Era costumbre en la hostería de «El Ciervo» que los huéspedes fuesen llamados, a la hora por ellos designada, por el simple sistema de un fuerte golpe dado en la puerta y acompañado por las sacramentales palabras de «Las ocho y media, señor», o «Las ocho», según fuese el caso. También servían el té, si así se estipulaba previamente, que era depositado, con un ruidoso entrechocar de cubiertos y vajillas, sobre la alfombrilla colocada frente a cada una de las puertas.

En la mañana del miércoles que nos ocupa, la joven Gladys, cumpliendo su rutina, se detuvo frente al cuarto señalado con el número 5, anunció su consabido «Las ocho, señor» y dejó caer con estrépito la bandeja de servicio que llevaba entre las manos, haciendo que se derramase parte del contenido de la lechera. Después de llamar también a otros huéspedes, prosiguió con sus interrumpidos quehaceres.

Eran ya las diez cuando se dio cuenta de que el té que dejara sobre la alfombrilla del cuarto número 5 seguía intacto.

El ocupante del cuarto número 5 no era de los que acostumbraban a levantarse tarde y recordó que frente a su ventana había un bajo tejadillo que muy bien podría ser utilizado subrepticiamente por cualquiera que desease abandonar el hotel sin pasar por el doloroso proceso de tener que satisfacer el importe de su cuenta.

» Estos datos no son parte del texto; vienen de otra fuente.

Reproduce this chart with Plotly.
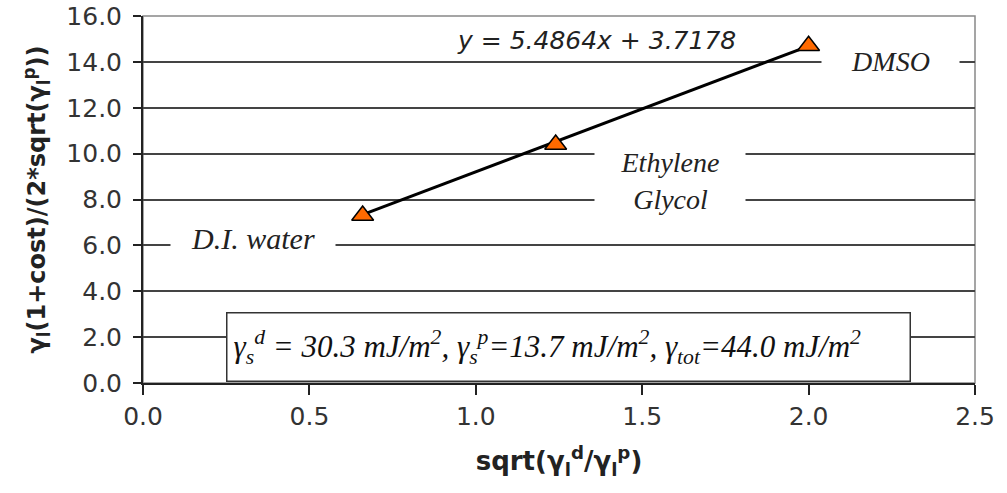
import plotly.graph_objects as go

# data
solvents = ["D.I. water", "Ethylene Glycol", "DMSO"]
x_vals = [0.66, 1.24, 2.00]
y_vals = [7.30, 10.40, 14.70]
slope = 5.4864
intercept = 3.7178
x_ticks = [0.0, 0.5, 1.0, 1.5, 2.0, 2.5]
y_ticks = [0.0, 2.0, 4.0, 6.0, 8.0, 10.0, 12.0, 14.0, 16.0]

fit_x = [min(x_vals), max(x_vals)]
fit_y = [slope * v + intercept for v in fit_x]

fig = go.Figure()
fig.add_trace(go.Scatter(
    x=fit_x, y=fit_y, mode="lines",
    line=dict(color="black", width=3), showlegend=False, hoverinfo="skip"))
fig.add_trace(go.Scatter(
    x=x_vals, y=y_vals, mode="markers", text=solvents,
    marker=dict(symbol="triangle-up", size=19, color="#FF6A00",
                line=dict(color="black", width=1.5)),
    showlegend=False))

serif = "Liberation Serif"
ann_font = dict(family=serif, size=28, color="#222222")
annotations = [
    dict(x=0.33, y=6.3, xref="x", yref="y", text="<i>D.I. water</i>",
         showarrow=False, font=dict(family=serif, size=30, color="#222222"),
         bgcolor="white", width=162),
    dict(x=1.585, y=8.8, xref="x", yref="y", text="<i>Ethylene<br>Glycol</i>",
         showarrow=False, font=ann_font, bgcolor="white", width=148, height=70),
    dict(x=2.245, y=14.0, xref="x", yref="y", text="<i>DMSO</i>",
         showarrow=False, font=ann_font, bgcolor="white", width=135),
    dict(x=1.363, y=14.95, xref="x", yref="y", text="<i>y = 5.4864x + 3.7178</i>",
         showarrow=False, font=dict(family="DejaVu Sans", size=25, color="#222222")),
    dict(x=1.28, y=1.57, xref="x", yref="y",
         text="<i>γ<sub>s</sub><sup>d</sup> = 30.3 mJ/m<sup>2</sup>, "
              "γ<sub>s</sub><sup>p</sup>=13.7 mJ/m<sup>2</sup>, "
              "γ<sub>tot</sub>=44.0 mJ/m<sup>2</sup></i>",
         showarrow=False, font=dict(family=serif, size=31, color="#111111"),
         bgcolor="white", bordercolor="#333333", borderwidth=1.5,
         width=670, height=55, align="left", borderpad=6),
]

fig.update_layout(
    width=1007, height=493,
    margin=dict(l=143, r=32, t=16, b=110, autoexpand=False),
    plot_bgcolor="white", paper_bgcolor="white",
    annotations=annotations,
    shapes=[dict(type="rect", xref="paper", yref="paper", x0=0, x1=1, y0=0, y1=1,
                 line=dict(color="#888888", width=1.5), layer="below")],
    font=dict(family="DejaVu Sans", color="#222222"),
)
fig.update_xaxes(
    range=[0, 2.5], tickvals=x_ticks, tickformat=".1f", automargin=False,
    showgrid=False, zeroline=False,
    showline=True, linecolor="#222222", linewidth=2,
    ticks="outside", ticklen=10, tickwidth=2, tickcolor="#222222",
    tickfont=dict(size=25, family="DejaVu Sans", color="#333333"),
    title=dict(text="<b>sqrt(γ<sub>l</sub><sup>d</sup>/γ<sub>l</sub><sup>p</sup>)</b>",
               font=dict(size=26, family="DejaVu Sans", color="#222222"), standoff=22),
)
fig.update_yaxes(
    range=[0, 16], tickvals=y_ticks, tickformat=".1f", automargin=False,
    showgrid=True, gridcolor="#444444", gridwidth=1.5, zeroline=False,
    showline=True, linecolor="#222222", linewidth=2,
    ticks="outside", ticklen=8, tickwidth=2, tickcolor="#222222",
    ticklabelstandoff=6,
    tickfont=dict(size=25, family="DejaVu Sans", color="#333333"),
    title=dict(text="<b>γ<sub>l</sub>(1+cost)/(2*sqrt(γ<sub>l</sub><sup>p</sup>))</b>",
               font=dict(size=24, family="DejaVu Sans", color="#222222"), standoff=14),
)

fig.write_html("out.html", config={"displayModeBar": False},
               post_script="document.body.style.margin='0';document.body.style.overflow='hidden';")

Pero el huésped inscrito en el registro de la posada con el nombre de Enoch Arden no debía ser de éstos. Yacía inmóvil y boca abajo en el centro mismo de la alcoba. Sin tener conocimiento alguno de medicina, dedujo Gladys, a primera vista, que aquel hombre estaba muerto.

Le miró con espantados ojos y lanzando agudos chillidos, salió disparada en busca de su ama.

—¡Señorita Lippincott...! ¡Señorita Lippincott...! —aulló bajando las escaleras de dos en dos.

Beatrice Lippincott estaba en su gabinete privado haciéndose vendar una mano por el doctor Lionel Cloade, que se volvió irritado al ver esta ruidosa intromisión.

—¡Oh, señorita...!

—¿Qué le sucede, Gladys? —preguntó Beatrice.

—El caballero del cuarto número 5, señorita... Está tumbado en el suelo..., ¡muerto!

El doctor miró primero a la muchacha y después a la asombrada señorita Lippincott.

—Esto debe ser una fantasía de esta chiquilla...

—No, doctor. Le aseguro que está muerto.

Y añadió con la fruición que produce él aporte de una noticia sensacionaclass="underline"

—Tiene la cabeza machacada...

—Entonces creo que lo mejor es... —dijo, mirando fijamente a la señorita Lippincott.

—Sí, doctor, vaya usted, se lo suplico. Es que no lo puedo creer...

Todos se dirigieron escaleras arriba con Gladys al frente. El doctor observó atentamente la inmóvil figura y luego se arrodilló para auscultarla.

Después miró a Beatrice. Sus modales se habían vuelto abruptos, autoritarios.

—Mejor será que telefonee usted inmediatamente a la Jefatura de Policía —dijo.

Beatrice Lippincott salió seguida por Gladys.

—¡Oh, señorita! ¿Cree usted que es un asesinato? —susurró esta última con terror.

Beatrice se alisó los rizos de su «pompadour», con experta mano, y contestó:

—Más vale que tenga usted un poco quieta esa lengua, Gladys. Mencionar la palabra asesinato antes de haber sido dictaminado así por el Juzgado, es ilegal, y puede acarrearle serias complicaciones con la policía. Además, que nada sale ganando «El Ciervo» con esa clase de chismografías.

Y añadió con graciosa condescendencia:

—Puede usted ir a tomarse una taza de té. Creo que la necesita.

—Sí, señorita; la tomaré. Tengo el estómago revuelto. Y, de paso, traeré otra para usted.

Beatrice contestó con un silencio que equivalía a una admisión.